Additionally, the habitat could also offer learning opportunities for students through Fish and Game partners, such as New Hampshire Audubon, according to Kanter.

“This is a tremendous opportunity to have a project for species becoming more and more rare right here in Londonderry, and we’d love to share our results with teachers and students,” he said.

“We don’t have to operate in much doubt here,” Speltz said. “We have a pile of projects in Londonderry going on already – including a very similar project implemented in 2012 – that are doing marvelously well.”

Young asked if down the road, it would be possible to install a trail through the parcel, which students could use to walk to school from neighboring developments.

Kanter said there would be no reason for the rabbit habitat clearing to preclude trail construction.

Laferriere asked how long it would be before the first rabbits colonized the parcel after the initial clearing.

Holman said following initial implementation, it takes between five and 10 years for quality habitat to arrive on the landscape.

If connectivity were restricted and the parcel didn’t colonize naturally, Holman said through the State’s captive breeding program, they could release rabbits to the new habitat once it’s ready.

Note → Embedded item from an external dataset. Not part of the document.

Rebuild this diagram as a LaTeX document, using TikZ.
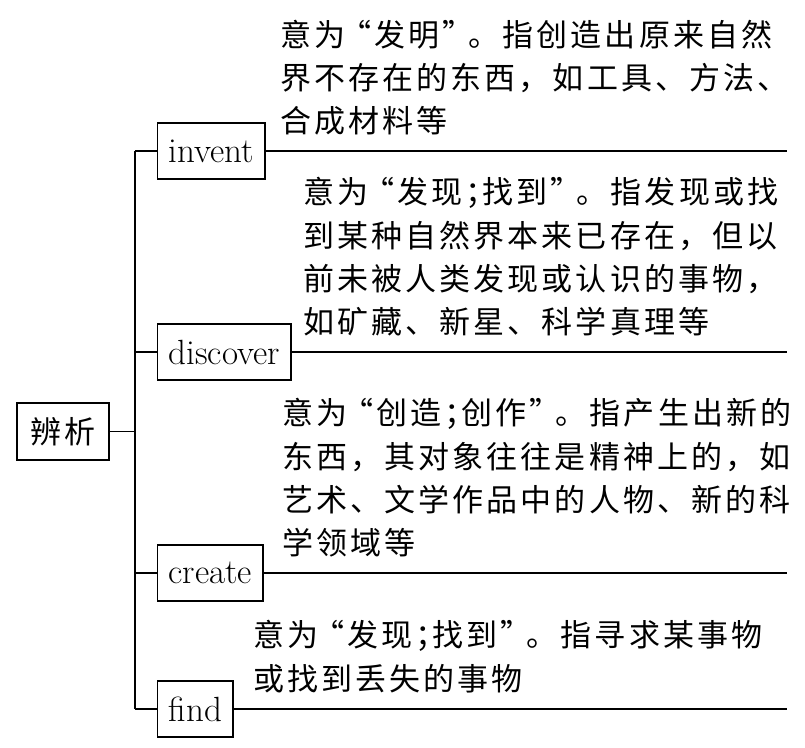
\documentclass[tikz,border=0pt]{standalone}
\usepackage{fontspec}
\newfontfamily\cjkfont[LetterSpace=10]{Noto Sans CJK SC}
\usetikzlibrary{positioning}
% narrow quotes and semicolon, as printed
\newcommand{\oq}{\hspace{-5pt}“}
\newcommand{\cq}{”\hspace{-5pt}}
\newcommand{\sm}{；\hspace{-14pt}}

\begin{document}
\begin{tikzpicture}[x=1pt, y=-1pt,
    word/.style={
        rectangle,
        draw=black,
        line width=1.3pt,
        inner xsep=11pt,
        inner ysep=0pt,
        minimum height=56pt,
        font=\fontsize{35}{40}\selectfont
    },
    rootbox/.style={
        rectangle,
        draw=black,
        line width=1.3pt,
        minimum width=92pt,
        minimum height=57pt,
        font=\cjkfont\fontsize{31}{36}\selectfont
    },
    desc/.style={
        anchor=west,
        inner sep=0pt,
        align=left,
        font=\cjkfont\fontsize{31}{43.3}\selectfont
    },
    link/.style={line width=1.3pt, black}
]
\useasboundingbox (0,0) rectangle (805,747);

% ===== root and branch points =====
\node[rootbox] (root) at (63,431.5) {辨析};
\coordinate (trunk) at (135,0);
\coordinate (rim) at (787,0);

% ===== word boxes =====
\node[word, anchor=west] (invent) at (157,151) {invent};
\node[word, anchor=west] (discover) at (157,352) {discover};
\node[word, anchor=west] (create) at (157,573) {create};
\node[word, anchor=west] (find) at (157,709) {find};

% ===== explanations =====
\node[desc] (inventtxt) at (280,77.5) {意为\oq 发明\cq 。指创造出原来自然\\界不存在的东西，如工具、方法、\\合成材料等};
\node[desc] (discovertxt) at (303,257) {意为\oq 发现\sm 找到\cq 。指发现或找\\到某种自然界本来已存在，但以\\前未被人类发现或认识的事物，\\如矿藏、新星、科学真理等};
\node[desc] (createtxt) at (282,478) {意为\oq 创造\sm 创作\cq 。指产生出新的\\东西，其对象往往是精神上的，如\\艺术、文学作品中的人物、新的科\\学领域等};
\node[desc] (findtxt) at (253,656.5) {意为\oq 发现\sm 找到\cq 。指寻求某事物\\或找到丢失的事物};

% ===== tree lines =====
\draw[link] (root.east) -- (root.east -| trunk);
\draw[link] (invent.west -| trunk) -- (find.west -| trunk);
\draw[link] (invent.west -| trunk) -- (invent.west);
\draw[link] (discover.west -| trunk) -- (discover.west);
\draw[link] (create.west -| trunk) -- (create.west);
\draw[link] (find.west -| trunk) -- (find.west);

% rules under the texts
\draw[link] (invent.east) -- (invent.east -| rim);
\draw[link] (discover.east) -- (discover.east -| rim);
\draw[link] (create.east) -- (create.east -| rim);
\draw[link] (find.east) -- (find.east -| rim);

\end{tikzpicture}
\end{document}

But ultimately, the Board voted against entering into the agreement with Fish and Game to create the rabbit habitat.

The Town Council, did however, recently approve a memorandum of agreement with Fish and Game to clear and manage a new, 80-acre habitat on town land.

The management would result in no cost to the town, and any income generated from timber harvesting would be returned to the Town.

Town Manager Kevin Smith has said such projects show a good faith effort on the part of the Town and the State to keep the animal off the Endangered Species List.